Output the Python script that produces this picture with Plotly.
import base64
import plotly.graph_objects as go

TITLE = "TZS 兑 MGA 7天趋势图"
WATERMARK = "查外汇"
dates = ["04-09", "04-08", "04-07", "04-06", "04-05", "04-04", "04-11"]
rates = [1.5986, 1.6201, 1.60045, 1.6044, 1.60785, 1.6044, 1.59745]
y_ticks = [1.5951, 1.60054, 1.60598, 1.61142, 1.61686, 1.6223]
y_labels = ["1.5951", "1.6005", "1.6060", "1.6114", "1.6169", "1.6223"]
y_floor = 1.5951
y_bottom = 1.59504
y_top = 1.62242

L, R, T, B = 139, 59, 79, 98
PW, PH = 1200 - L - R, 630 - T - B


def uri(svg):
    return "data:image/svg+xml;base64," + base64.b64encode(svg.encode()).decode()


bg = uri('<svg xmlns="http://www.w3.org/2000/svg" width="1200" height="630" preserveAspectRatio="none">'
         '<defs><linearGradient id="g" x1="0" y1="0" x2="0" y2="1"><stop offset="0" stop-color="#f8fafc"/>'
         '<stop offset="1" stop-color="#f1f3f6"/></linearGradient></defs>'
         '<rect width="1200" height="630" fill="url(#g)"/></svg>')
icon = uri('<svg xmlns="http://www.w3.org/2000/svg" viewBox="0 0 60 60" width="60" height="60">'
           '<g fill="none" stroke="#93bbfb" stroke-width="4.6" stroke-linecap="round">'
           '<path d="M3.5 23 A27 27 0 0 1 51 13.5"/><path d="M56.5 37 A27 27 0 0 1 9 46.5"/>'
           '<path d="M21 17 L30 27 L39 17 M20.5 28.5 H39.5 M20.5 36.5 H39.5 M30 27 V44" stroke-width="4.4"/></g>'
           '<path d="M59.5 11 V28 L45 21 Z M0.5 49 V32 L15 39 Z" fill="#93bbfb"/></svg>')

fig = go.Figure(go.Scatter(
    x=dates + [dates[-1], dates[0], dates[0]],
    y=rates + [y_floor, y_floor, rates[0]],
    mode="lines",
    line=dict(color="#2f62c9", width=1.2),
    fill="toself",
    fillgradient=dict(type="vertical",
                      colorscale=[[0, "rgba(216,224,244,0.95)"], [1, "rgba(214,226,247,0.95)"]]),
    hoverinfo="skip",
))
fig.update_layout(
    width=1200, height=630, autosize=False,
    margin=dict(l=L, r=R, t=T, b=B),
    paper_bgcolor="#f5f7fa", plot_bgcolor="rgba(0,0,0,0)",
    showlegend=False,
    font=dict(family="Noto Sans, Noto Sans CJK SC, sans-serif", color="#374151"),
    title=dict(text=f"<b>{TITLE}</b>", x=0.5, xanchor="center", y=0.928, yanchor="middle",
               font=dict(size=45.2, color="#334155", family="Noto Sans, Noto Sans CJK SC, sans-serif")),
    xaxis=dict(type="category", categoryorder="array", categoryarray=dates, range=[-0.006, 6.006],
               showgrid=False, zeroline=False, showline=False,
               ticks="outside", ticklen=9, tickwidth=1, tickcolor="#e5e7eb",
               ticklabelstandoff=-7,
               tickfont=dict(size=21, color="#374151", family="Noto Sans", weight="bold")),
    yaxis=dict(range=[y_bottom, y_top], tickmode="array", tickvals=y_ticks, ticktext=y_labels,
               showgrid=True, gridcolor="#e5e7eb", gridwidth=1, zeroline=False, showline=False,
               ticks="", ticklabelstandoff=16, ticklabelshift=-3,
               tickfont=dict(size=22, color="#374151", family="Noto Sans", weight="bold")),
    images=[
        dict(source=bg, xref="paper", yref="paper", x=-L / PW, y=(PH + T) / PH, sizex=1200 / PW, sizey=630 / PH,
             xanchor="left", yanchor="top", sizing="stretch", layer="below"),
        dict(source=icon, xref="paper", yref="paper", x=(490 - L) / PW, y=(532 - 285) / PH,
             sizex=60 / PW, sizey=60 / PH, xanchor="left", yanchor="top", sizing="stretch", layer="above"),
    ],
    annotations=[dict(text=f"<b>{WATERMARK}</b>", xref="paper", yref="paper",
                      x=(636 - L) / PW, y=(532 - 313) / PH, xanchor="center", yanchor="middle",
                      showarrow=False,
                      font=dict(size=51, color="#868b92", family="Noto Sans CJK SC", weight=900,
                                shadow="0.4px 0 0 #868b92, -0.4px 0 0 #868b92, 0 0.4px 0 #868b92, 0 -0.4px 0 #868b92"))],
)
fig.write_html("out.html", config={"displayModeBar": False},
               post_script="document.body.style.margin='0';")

PROBLEM -
Extract all of the material exactly as it is written.

WRITTEN SOLUTION -
Output the Python script that produces this picture with Plotly.
import base64
import plotly.graph_objects as go

TITLE = "TZS 兑 MGA 7天趋势图"
WATERMARK = "查外汇"
dates = ["04-09", "04-08", "04-07", "04-06", "04-05", "04-04", "04-11"]
rates = [1.5986, 1.6201, 1.60045, 1.6044, 1.60785, 1.6044, 1.59745]
y_ticks = [1.5951, 1.60054, 1.60598, 1.61142, 1.61686, 1.6223]
y_labels = ["1.5951", "1.6005", "1.6060", "1.6114", "1.6169", "1.6223"]
y_floor = 1.5951
y_bottom = 1.59504
y_top = 1.62242

L, R, T, B = 139, 59, 79, 98
PW, PH = 1200 - L - R, 630 - T - B


def uri(svg):
    return "data:image/svg+xml;base64," + base64.b64encode(svg.encode()).decode()


bg = uri('<svg xmlns="http://www.w3.org/2000/svg" width="1200" height="630" preserveAspectRatio="none">'
         '<defs><linearGradient id="g" x1="0" y1="0" x2="0" y2="1"><stop offset="0" stop-color="#f8fafc"/>'
         '<stop offset="1" stop-color="#f1f3f6"/></linearGradient></defs>'
         '<rect width="1200" height="630" fill="url(#g)"/></svg>')
icon = uri('<svg xmlns="http://www.w3.org/2000/svg" viewBox="0 0 60 60" width="60" height="60">'
           '<g fill="none" stroke="#93bbfb" stroke-width="4.6" stroke-linecap="round">'
           '<path d="M3.5 23 A27 27 0 0 1 51 13.5"/><path d="M56.5 37 A27 27 0 0 1 9 46.5"/>'
           '<path d="M21 17 L30 27 L39 17 M20.5 28.5 H39.5 M20.5 36.5 H39.5 M30 27 V44" stroke-width="4.4"/></g>'
           '<path d="M59.5 11 V28 L45 21 Z M0.5 49 V32 L15 39 Z" fill="#93bbfb"/></svg>')

fig = go.Figure(go.Scatter(
    x=dates + [dates[-1], dates[0], dates[0]],
    y=rates + [y_floor, y_floor, rates[0]],
    mode="lines",
    line=dict(color="#2f62c9", width=1.2),
    fill="toself",
    fillgradient=dict(type="vertical",
                      colorscale=[[0, "rgba(216,224,244,0.95)"], [1, "rgba(214,226,247,0.95)"]]),
    hoverinfo="skip",
))
fig.update_layout(
    width=1200, height=630, autosize=False,
    margin=dict(l=L, r=R, t=T, b=B),
    paper_bgcolor="#f5f7fa", plot_bgcolor="rgba(0,0,0,0)",
    showlegend=False,
    font=dict(family="Noto Sans, Noto Sans CJK SC, sans-serif", color="#374151"),
    title=dict(text=f"<b>{TITLE}</b>", x=0.5, xanchor="center", y=0.928, yanchor="middle",
               font=dict(size=45.2, color="#334155", family="Noto Sans, Noto Sans CJK SC, sans-serif")),
    xaxis=dict(type="category", categoryorder="array", categoryarray=dates, range=[-0.006, 6.006],
               showgrid=False, zeroline=False, showline=False,
               ticks="outside", ticklen=9, tickwidth=1, tickcolor="#e5e7eb",
               ticklabelstandoff=-7,
               tickfont=dict(size=21, color="#374151", family="Noto Sans", weight="bold")),
    yaxis=dict(range=[y_bottom, y_top], tickmode="array", tickvals=y_ticks, ticktext=y_labels,
               showgrid=True, gridcolor="#e5e7eb", gridwidth=1, zeroline=False, showline=False,
               ticks="", ticklabelstandoff=16, ticklabelshift=-3,
               tickfont=dict(size=22, color="#374151", family="Noto Sans", weight="bold")),
    images=[
        dict(source=bg, xref="paper", yref="paper", x=-L / PW, y=(PH + T) / PH, sizex=1200 / PW, sizey=630 / PH,
             xanchor="left", yanchor="top", sizing="stretch", layer="below"),
        dict(source=icon, xref="paper", yref="paper", x=(490 - L) / PW, y=(532 - 285) / PH,
             sizex=60 / PW, sizey=60 / PH, xanchor="left", yanchor="top", sizing="stretch", layer="above"),
    ],
    annotations=[dict(text=f"<b>{WATERMARK}</b>", xref="paper", yref="paper",
                      x=(636 - L) / PW, y=(532 - 313) / PH, xanchor="center", yanchor="middle",
                      showarrow=False,
                      font=dict(size=51, color="#868b92", family="Noto Sans CJK SC", weight=900,
                                shadow="0.4px 0 0 #868b92, -0.4px 0 0 #868b92, 0 0.4px 0 #868b92, 0 -0.4px 0 #868b92"))],
)
fig.write_html("out.html", config={"displayModeBar": False},
               post_script="document.body.style.margin='0';")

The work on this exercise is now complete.